Nelle isole Egadi non esisto un impianto di depurazione: “hanno un impianto di pre trattamento di queste acque – ha detto Agnello – che poi vengono sversate direttamente in mare e stiamo parlando del mare che appartiene alla Riserva marina delle Egadi. L’impianto è stato realizzato in violazione delle norme a protezione delle aree demaniali, sono in corso indagini a carico dell’ex sindaco Pagoto”. Sempre restando nelle Egadi il procuratore ha evidenziato l’anomalia, che è stata anche oggetto di indagini della Procura trapanese con l’operazione “Aegades”, della fornitura idrica garantita non da una condotta proveniente da Trapani ma con navi cisterna.
A Castellammare del Golfo non c’è depuratore perché il vecchio impianto non è stato mai completato e c’è una indagine che ha portato al sequestro dell’impianto, nel 2016, e sotto inchiesta il sindaco del tempo, Nicola Coppola, e un funzionario comunale, per cui le acque fognarie vengono sversate nella zona portuale, “Lo scorso 30 dicembre – ha riferito il procuratore Agnello – l’Arpa ci ha consegnato una relazione che prova un enorme danneggiamento e inquinamento delle acque portuali e ciò ha comportato l’applicazione di una sanzione pecuniaria all’attuale amministrazione comunale. Un aspetto critico riguarda i centri che durante l’estate aumentano notevolmente la presenza di residenti e dove però gli impianti di depurazione e fognario presenti risultano sottodimensionati “e soprattutto gestiti – ha evidenziato il magistrato – da ditte esterne che si rendono responsabili di illecito smaltimento dei fanghi provenienti dalla depurazione”. “In molti casi – ha proseguito – questi fanghi vengono sversati in mare, o anche in fiumi, laghi artificiali, o ancora nelle discariche o vengono portati in Calabria”.
Ad Alcamo, dove c’è “un depuratore sottodimensionato”, sono state avviate indagini a seguito l’esposto di un cittadino su “sversamenti in un torrente” e c’è anche un’indagine della Guardia di Finanza per inquinamento ambientale e frode nelle pubbliche forniture riguardante i tecnici dell’Associazione Temporanea di Imprese che gestisce il depuratore.
A Custonaci sono in corso indagini per i due depuratori sotto sequestro che riguardano sindaco e ditta incaricata della gestione degli impianti. “Anche in questo caso – ha detto Agnello – e stiamo parlando di un’altra zona a vocazione turistica, l’Arpa da una campionatura delle acque ha rilevato dati altamente fuori norma”.

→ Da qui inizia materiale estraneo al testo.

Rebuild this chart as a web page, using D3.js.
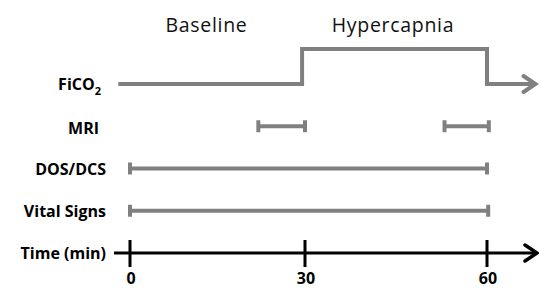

Altre indagini in corso sono quelle per il depuratore della frazione ericina di Napola mentre è stato posto sotto sequestro, “ma con facoltà d’uso” il depuratore di San Vito Lo Capo: sotto inchiesta in questo caso un ex sindaco e funzionari tecnici. Indagine in corso anche per il depuratore di Valderice.
Tra le questioni sollevate dal magistrato davanti alla Commissione d’inchiesta anche l’aspetto riguardante l’amministrazione della giustizia in tema di reati ambientali: “Si tratta di reati che sono di competenza del giudice monocratico – ha spiegato Agnello – sono procedimenti che, in fase dibattimentale, finiscono per essere trattati da giudici onorari e vice procuratori onorari, come stabilisce la norma, ma si tratta di figure che non possono avere la preparazione giuridica a gestire questi processi che sono molto delicati e molto tecnici”. Necessario, quindi un intervento legislativo in merito.